---------- Records to process ----------

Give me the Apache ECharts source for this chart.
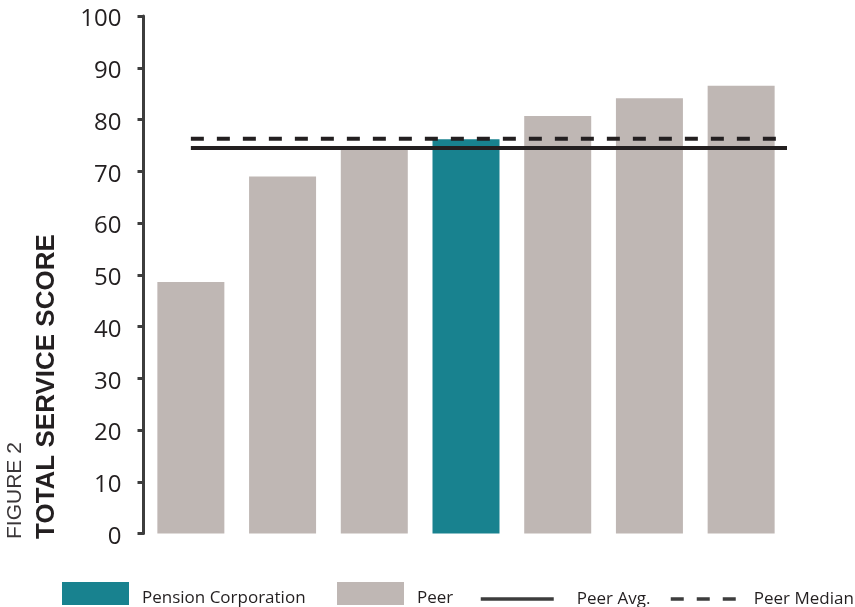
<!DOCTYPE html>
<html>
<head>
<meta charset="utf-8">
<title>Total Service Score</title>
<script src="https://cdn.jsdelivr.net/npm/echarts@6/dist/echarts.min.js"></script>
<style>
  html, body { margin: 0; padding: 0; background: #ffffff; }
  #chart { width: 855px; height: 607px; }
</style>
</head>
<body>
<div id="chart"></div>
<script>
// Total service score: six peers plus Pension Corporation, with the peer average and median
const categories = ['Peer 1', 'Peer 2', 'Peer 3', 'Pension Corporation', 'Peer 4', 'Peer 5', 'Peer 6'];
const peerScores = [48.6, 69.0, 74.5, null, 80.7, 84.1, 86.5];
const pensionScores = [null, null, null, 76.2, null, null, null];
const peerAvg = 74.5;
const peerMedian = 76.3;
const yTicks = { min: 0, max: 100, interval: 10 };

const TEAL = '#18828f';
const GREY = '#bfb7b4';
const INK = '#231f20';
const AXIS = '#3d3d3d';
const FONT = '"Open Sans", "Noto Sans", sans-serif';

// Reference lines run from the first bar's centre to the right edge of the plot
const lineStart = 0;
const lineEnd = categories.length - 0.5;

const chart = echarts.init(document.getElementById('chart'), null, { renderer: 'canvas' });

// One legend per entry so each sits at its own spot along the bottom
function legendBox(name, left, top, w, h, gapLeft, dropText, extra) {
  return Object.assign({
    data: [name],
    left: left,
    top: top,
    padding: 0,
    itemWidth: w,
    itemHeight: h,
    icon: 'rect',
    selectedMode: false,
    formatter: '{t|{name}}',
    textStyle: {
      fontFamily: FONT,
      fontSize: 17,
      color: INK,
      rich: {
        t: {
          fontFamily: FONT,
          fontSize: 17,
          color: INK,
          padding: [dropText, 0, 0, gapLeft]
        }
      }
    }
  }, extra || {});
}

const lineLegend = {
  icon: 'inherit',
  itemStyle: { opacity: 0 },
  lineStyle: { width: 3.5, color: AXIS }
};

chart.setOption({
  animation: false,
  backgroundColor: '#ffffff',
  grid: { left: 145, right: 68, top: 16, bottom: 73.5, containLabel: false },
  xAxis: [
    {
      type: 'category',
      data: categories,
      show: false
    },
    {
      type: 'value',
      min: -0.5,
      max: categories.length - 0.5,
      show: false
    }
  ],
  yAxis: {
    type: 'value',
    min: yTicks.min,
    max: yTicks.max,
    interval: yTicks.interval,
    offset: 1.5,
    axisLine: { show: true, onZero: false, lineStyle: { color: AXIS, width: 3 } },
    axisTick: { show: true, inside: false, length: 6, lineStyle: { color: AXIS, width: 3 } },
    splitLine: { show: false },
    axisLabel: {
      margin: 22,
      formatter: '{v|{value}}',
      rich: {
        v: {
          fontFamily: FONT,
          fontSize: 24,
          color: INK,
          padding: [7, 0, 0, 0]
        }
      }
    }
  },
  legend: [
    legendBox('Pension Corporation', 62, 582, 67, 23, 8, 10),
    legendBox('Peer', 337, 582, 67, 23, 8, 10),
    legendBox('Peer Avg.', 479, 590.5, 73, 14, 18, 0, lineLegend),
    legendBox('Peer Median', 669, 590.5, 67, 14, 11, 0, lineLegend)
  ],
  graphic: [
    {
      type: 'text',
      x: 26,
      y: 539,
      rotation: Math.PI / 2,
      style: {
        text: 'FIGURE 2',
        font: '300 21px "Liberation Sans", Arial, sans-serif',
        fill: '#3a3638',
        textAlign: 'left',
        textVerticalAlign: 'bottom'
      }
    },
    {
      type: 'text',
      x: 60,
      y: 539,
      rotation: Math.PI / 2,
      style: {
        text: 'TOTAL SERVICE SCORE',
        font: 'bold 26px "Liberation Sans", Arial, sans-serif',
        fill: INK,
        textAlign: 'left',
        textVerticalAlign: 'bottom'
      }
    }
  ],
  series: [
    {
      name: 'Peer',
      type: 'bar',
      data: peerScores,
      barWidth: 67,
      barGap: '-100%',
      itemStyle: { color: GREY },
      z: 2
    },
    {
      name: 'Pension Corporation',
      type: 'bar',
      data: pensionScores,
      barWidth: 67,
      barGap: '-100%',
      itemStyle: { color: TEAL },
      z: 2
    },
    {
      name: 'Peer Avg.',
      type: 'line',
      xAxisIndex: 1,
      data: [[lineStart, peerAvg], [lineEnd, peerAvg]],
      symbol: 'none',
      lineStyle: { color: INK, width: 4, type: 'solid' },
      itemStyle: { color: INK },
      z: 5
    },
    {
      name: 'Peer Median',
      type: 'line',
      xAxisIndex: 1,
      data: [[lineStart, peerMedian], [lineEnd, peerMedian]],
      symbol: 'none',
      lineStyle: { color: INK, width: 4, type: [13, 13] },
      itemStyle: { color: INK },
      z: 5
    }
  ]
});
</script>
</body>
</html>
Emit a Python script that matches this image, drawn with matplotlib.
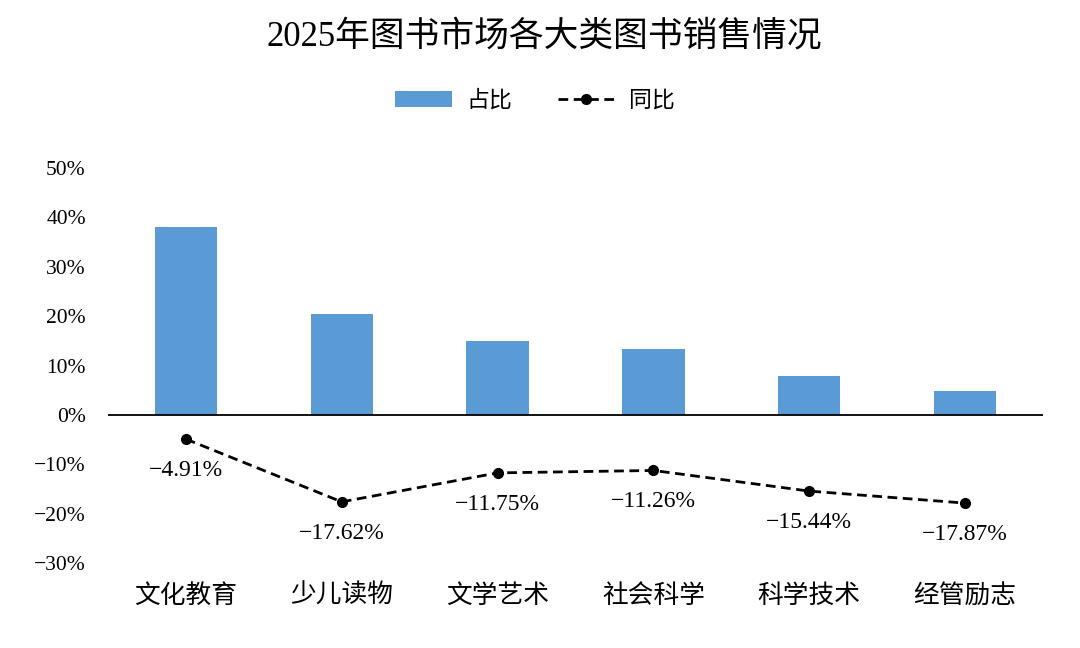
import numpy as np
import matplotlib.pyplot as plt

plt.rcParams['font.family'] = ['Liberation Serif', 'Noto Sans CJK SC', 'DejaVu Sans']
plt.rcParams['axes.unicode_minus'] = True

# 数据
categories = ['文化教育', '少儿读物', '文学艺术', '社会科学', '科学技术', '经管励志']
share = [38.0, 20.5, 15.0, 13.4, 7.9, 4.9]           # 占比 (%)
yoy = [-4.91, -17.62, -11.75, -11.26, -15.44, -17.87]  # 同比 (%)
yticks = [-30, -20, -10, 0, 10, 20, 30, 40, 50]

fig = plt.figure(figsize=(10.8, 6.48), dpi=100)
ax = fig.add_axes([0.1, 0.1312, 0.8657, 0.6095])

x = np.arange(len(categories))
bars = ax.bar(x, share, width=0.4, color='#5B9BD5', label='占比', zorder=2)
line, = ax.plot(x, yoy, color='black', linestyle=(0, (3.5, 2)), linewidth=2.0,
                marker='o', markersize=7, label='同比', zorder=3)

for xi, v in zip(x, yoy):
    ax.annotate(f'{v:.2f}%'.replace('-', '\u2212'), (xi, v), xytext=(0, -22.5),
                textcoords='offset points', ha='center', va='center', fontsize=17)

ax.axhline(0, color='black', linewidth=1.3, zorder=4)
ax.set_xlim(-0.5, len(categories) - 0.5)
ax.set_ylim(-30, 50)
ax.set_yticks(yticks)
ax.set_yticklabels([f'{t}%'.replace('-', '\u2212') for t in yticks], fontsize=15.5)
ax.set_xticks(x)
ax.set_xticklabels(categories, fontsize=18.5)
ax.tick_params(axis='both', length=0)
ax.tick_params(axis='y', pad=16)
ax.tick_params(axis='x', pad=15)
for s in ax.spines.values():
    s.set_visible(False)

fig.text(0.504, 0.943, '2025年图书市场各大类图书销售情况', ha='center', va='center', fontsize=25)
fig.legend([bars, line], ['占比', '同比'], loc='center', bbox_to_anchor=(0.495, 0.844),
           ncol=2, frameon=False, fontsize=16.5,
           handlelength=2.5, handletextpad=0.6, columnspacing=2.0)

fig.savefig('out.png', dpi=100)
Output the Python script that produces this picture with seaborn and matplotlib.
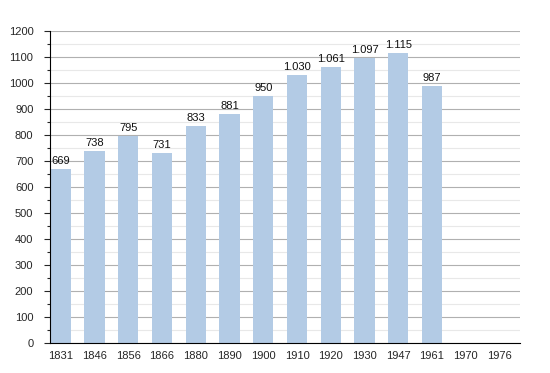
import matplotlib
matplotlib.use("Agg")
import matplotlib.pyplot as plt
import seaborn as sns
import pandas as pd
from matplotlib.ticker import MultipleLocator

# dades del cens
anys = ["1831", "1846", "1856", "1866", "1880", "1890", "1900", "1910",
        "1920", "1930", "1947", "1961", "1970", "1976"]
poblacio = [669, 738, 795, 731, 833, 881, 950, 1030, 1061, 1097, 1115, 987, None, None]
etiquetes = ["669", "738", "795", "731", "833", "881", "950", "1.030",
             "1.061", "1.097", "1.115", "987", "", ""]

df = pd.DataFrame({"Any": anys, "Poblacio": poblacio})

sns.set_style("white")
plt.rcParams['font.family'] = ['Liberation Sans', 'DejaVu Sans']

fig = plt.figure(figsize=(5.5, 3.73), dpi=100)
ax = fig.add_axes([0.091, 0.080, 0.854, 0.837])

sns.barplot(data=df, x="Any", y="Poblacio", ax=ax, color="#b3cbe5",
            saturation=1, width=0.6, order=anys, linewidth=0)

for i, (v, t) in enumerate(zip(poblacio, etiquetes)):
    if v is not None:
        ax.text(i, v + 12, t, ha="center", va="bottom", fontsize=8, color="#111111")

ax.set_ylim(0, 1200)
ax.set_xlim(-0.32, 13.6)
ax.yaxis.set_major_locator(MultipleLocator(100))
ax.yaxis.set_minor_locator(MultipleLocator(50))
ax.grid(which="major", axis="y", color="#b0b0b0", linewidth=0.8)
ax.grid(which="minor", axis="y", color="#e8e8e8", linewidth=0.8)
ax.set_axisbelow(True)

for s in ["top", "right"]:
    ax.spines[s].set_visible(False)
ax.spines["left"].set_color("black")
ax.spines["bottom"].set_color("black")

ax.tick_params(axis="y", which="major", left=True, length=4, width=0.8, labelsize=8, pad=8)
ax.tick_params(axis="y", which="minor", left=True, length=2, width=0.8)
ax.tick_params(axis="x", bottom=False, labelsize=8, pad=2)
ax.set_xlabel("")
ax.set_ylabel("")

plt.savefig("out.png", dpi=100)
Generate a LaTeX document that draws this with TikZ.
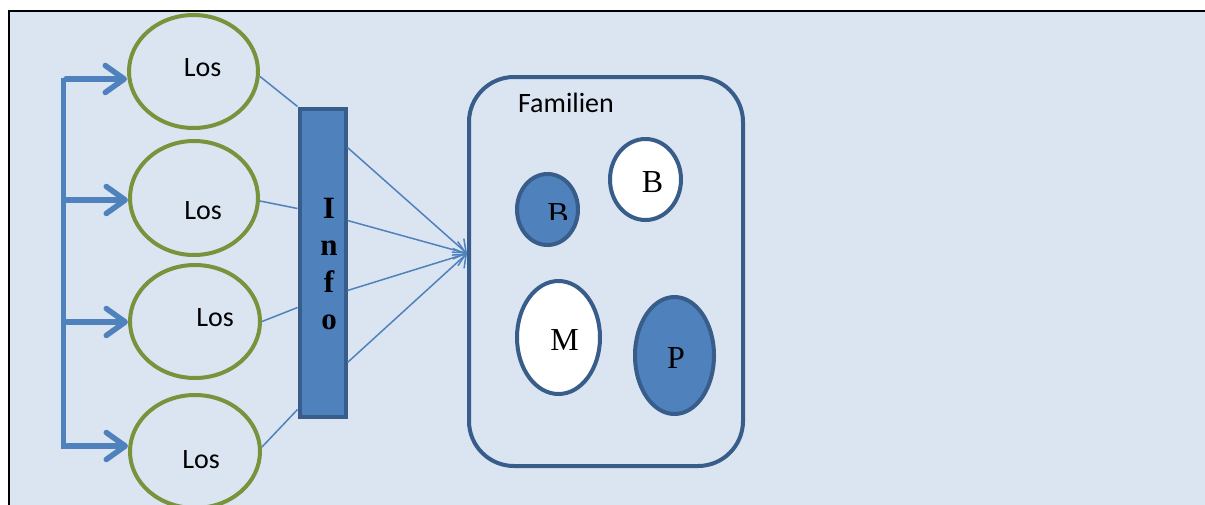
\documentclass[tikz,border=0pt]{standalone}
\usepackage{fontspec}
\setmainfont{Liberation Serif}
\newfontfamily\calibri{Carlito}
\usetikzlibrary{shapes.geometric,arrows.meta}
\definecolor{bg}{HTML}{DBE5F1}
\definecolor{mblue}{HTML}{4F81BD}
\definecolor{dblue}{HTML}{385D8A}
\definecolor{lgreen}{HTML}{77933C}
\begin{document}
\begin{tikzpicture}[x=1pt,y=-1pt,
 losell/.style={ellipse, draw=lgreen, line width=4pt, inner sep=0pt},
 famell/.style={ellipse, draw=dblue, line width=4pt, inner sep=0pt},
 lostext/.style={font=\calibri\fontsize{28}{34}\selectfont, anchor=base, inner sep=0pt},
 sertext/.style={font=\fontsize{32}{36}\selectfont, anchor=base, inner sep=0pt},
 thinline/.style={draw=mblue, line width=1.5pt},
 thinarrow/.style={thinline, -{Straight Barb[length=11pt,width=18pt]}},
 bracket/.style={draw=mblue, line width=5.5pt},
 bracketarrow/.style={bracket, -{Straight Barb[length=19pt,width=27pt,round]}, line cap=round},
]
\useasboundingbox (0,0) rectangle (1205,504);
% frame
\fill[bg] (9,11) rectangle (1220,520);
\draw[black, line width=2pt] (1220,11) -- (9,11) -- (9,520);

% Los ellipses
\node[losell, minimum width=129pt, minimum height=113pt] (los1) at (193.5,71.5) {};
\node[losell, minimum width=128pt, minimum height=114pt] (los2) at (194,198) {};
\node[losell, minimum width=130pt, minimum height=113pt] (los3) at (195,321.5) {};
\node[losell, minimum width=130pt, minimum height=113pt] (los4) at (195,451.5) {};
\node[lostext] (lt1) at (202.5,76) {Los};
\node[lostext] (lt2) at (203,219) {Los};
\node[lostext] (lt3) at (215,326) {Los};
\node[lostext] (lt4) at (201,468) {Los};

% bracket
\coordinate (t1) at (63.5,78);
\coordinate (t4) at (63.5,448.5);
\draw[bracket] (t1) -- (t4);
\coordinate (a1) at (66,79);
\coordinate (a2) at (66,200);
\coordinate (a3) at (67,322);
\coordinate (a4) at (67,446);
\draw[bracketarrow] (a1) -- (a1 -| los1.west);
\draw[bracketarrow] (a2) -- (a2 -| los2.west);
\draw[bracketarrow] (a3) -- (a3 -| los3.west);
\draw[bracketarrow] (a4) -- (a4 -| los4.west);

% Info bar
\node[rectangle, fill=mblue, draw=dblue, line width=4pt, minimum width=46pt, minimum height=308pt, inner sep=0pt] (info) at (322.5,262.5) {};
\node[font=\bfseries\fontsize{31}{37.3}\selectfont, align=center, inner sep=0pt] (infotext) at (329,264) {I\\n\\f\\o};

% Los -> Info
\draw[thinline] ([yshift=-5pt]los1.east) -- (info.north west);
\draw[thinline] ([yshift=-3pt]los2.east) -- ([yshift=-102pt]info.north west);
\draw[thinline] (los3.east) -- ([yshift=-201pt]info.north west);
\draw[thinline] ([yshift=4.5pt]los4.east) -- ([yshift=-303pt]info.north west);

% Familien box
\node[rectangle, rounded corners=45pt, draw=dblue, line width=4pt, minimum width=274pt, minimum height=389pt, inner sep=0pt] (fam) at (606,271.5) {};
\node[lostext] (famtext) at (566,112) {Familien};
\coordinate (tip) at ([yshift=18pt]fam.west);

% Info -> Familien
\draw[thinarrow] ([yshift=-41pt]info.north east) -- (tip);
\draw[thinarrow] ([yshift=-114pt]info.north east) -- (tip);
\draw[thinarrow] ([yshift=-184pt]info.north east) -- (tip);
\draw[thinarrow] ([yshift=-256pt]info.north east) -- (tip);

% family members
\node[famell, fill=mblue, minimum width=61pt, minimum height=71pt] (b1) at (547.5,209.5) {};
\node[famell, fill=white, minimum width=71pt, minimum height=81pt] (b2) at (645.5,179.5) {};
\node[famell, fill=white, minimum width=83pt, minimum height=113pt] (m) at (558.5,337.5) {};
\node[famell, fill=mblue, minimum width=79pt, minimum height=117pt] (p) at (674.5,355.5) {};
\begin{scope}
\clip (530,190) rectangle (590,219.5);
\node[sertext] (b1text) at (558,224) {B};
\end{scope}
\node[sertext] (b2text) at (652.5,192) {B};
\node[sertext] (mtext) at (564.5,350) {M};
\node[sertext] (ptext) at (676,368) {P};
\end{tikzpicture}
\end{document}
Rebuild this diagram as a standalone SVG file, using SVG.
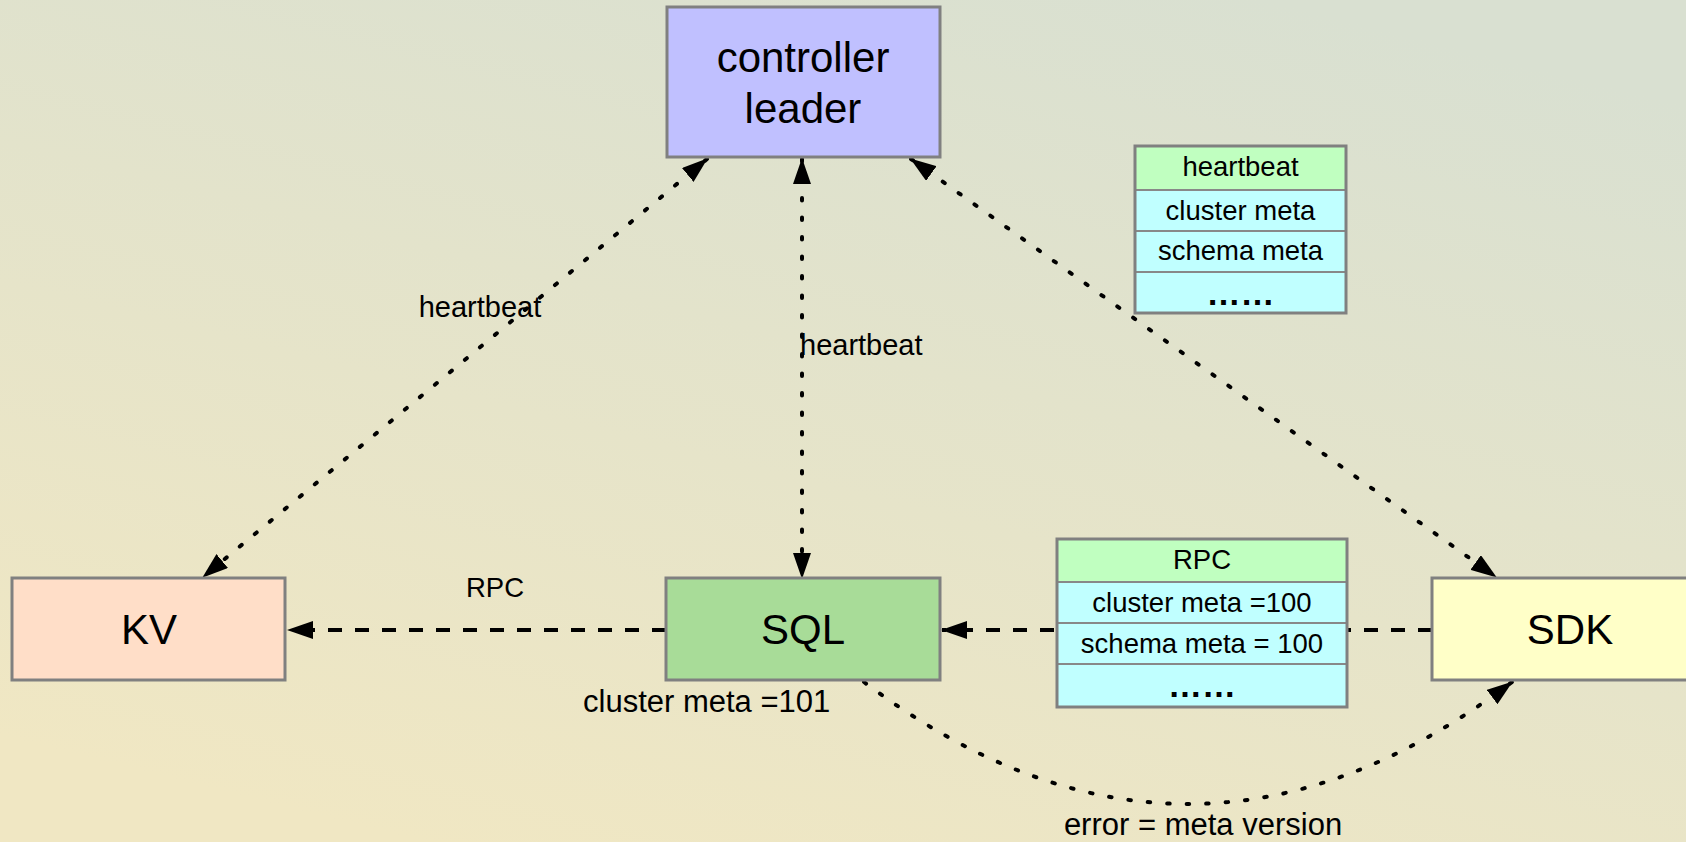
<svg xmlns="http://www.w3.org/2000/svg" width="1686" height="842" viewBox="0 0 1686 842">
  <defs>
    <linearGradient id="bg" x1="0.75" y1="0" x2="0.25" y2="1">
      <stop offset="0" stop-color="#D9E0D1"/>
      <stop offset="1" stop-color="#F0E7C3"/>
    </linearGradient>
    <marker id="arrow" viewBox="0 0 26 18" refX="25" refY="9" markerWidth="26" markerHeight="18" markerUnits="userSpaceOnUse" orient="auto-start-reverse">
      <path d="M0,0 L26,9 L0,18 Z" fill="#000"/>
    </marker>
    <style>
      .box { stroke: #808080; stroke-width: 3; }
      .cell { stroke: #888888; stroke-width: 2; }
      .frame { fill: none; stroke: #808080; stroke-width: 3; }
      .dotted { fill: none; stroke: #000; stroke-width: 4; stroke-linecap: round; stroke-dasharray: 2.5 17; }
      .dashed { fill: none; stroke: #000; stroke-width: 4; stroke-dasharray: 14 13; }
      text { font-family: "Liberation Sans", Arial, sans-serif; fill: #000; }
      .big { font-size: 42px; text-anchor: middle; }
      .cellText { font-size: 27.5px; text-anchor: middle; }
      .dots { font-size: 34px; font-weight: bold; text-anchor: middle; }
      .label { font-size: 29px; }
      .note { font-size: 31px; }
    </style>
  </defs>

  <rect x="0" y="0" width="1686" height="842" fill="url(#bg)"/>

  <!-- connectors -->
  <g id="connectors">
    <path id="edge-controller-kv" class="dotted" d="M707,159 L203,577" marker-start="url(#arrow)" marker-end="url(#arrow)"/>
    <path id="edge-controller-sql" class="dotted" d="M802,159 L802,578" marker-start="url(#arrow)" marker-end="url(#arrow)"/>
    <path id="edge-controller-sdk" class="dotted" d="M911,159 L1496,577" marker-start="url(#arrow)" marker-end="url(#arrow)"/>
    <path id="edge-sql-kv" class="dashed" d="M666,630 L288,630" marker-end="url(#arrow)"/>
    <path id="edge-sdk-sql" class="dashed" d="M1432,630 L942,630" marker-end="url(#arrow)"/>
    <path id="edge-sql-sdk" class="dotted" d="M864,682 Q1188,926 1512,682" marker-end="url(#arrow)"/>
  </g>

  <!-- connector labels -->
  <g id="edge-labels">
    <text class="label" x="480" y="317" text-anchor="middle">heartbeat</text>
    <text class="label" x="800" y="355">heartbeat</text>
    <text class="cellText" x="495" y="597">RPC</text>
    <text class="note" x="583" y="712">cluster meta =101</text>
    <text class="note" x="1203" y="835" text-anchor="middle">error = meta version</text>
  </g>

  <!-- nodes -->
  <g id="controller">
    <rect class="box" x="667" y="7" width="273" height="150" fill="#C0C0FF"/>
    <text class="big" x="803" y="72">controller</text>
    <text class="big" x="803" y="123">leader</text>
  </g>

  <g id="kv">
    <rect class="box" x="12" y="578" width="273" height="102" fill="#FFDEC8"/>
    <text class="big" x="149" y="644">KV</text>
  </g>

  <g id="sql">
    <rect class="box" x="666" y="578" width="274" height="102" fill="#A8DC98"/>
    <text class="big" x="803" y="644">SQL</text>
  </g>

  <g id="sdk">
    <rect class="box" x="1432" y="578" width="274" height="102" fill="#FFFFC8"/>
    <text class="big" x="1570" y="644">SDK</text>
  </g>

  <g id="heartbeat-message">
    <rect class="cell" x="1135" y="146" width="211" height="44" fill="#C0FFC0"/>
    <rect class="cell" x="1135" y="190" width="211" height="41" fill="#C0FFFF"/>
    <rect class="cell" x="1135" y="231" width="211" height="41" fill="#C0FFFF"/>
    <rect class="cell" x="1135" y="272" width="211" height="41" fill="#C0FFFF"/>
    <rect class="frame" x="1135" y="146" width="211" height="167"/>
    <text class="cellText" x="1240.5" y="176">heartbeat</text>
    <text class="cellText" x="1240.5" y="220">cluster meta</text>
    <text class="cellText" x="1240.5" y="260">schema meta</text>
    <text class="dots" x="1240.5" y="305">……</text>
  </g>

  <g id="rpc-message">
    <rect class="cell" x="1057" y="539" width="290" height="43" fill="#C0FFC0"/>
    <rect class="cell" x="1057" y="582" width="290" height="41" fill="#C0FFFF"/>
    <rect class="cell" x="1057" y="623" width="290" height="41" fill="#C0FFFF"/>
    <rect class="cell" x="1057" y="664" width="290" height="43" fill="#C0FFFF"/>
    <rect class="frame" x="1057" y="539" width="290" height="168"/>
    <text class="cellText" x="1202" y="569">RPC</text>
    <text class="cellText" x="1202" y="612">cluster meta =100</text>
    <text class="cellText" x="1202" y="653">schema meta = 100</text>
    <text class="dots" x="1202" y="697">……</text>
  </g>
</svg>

----------

Make an exact copy of the lines from the one holding "Generate a LaTeX" through the one holding "(9,11) -- (9,520);", end lines included, without the pictures.

Generate a LaTeX document that draws this with TikZ.
\documentclass[tikz,border=0pt]{standalone}
\usepackage{fontspec}
\setmainfont{Liberation Serif}
\newfontfamily\calibri{Carlito}
\usetikzlibrary{shapes.geometric,arrows.meta}
\definecolor{bg}{HTML}{DBE5F1}
\definecolor{mblue}{HTML}{4F81BD}
\definecolor{dblue}{HTML}{385D8A}
\definecolor{lgreen}{HTML}{77933C}
\begin{document}
\begin{tikzpicture}[x=1pt,y=-1pt,
 losell/.style={ellipse, draw=lgreen, line width=4pt, inner sep=0pt},
 famell/.style={ellipse, draw=dblue, line width=4pt, inner sep=0pt},
 lostext/.style={font=\calibri\fontsize{28}{34}\selectfont, anchor=base, inner sep=0pt},
 sertext/.style={font=\fontsize{32}{36}\selectfont, anchor=base, inner sep=0pt},
 thinline/.style={draw=mblue, line width=1.5pt},
 thinarrow/.style={thinline, -{Straight Barb[length=11pt,width=18pt]}},
 bracket/.style={draw=mblue, line width=5.5pt},
 bracketarrow/.style={bracket, -{Straight Barb[length=19pt,width=27pt,round]}, line cap=round},
]
\useasboundingbox (0,0) rectangle (1205,504);
% frame
\fill[bg] (9,11) rectangle (1220,520);
\draw[black, line width=2pt] (1220,11) -- (9,11) -- (9,520);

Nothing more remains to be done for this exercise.